American computer programmer Virgil Griffith pleaded guilty to illegally helping North Korea with cryptocurrency transactions. This was reported on Monday, September 27, on the official website of the U.S. Department of Justice.

According to the Justice Department, Griffith’s advice included technical information on the use of cryptocurrency and blockchain technology to circumvent U.S. sanctions.

“Griffith compromised the national security of the United States by circumventing sanctions imposed by Congress and the president by supporting the treacherous North Korean regime,” said United States Attorney for the Southern District of New York Audrey Strauss.

The 38-year-old programmer began consulting back in 2018, and in 2019, despite a U.S. State Department ban on entering the DPRK, he visited Pyongyang, where he attended a conference on cryptocurrencies and blockchain. There, he and his associates spoke about ways to launder money and circumvent sanctions using these technologies.
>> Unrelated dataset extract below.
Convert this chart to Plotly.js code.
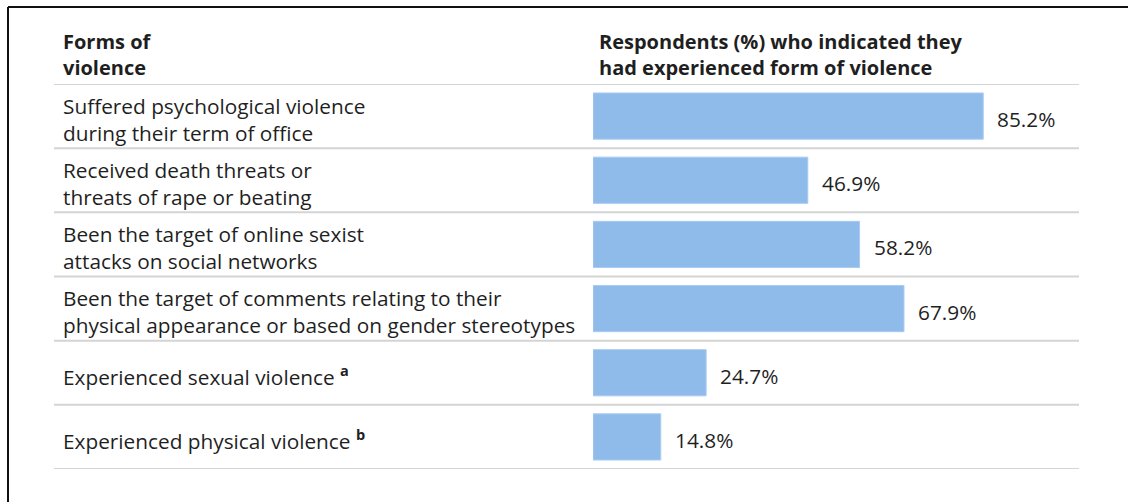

In addition, according to the materials of the investigation, the programmer hatched plans to facilitate the exchange of cryptocurrencies between the DPRK and South Korea.

As noted in the report of the Ministry, the sentence will be announced on January 18, 2022, the charges could face up to 20 years in prison.

Griffith was arrested in November 2019 and later released on $1 million bail secured by his relatives’ real estate. However, in July 2021, the programmer was arrested again for violating the terms of his release. As reported by the U.S. Attorney’s Office, he tried to gain access to his account on the Coinbase exchange in order to use the money to flee the country.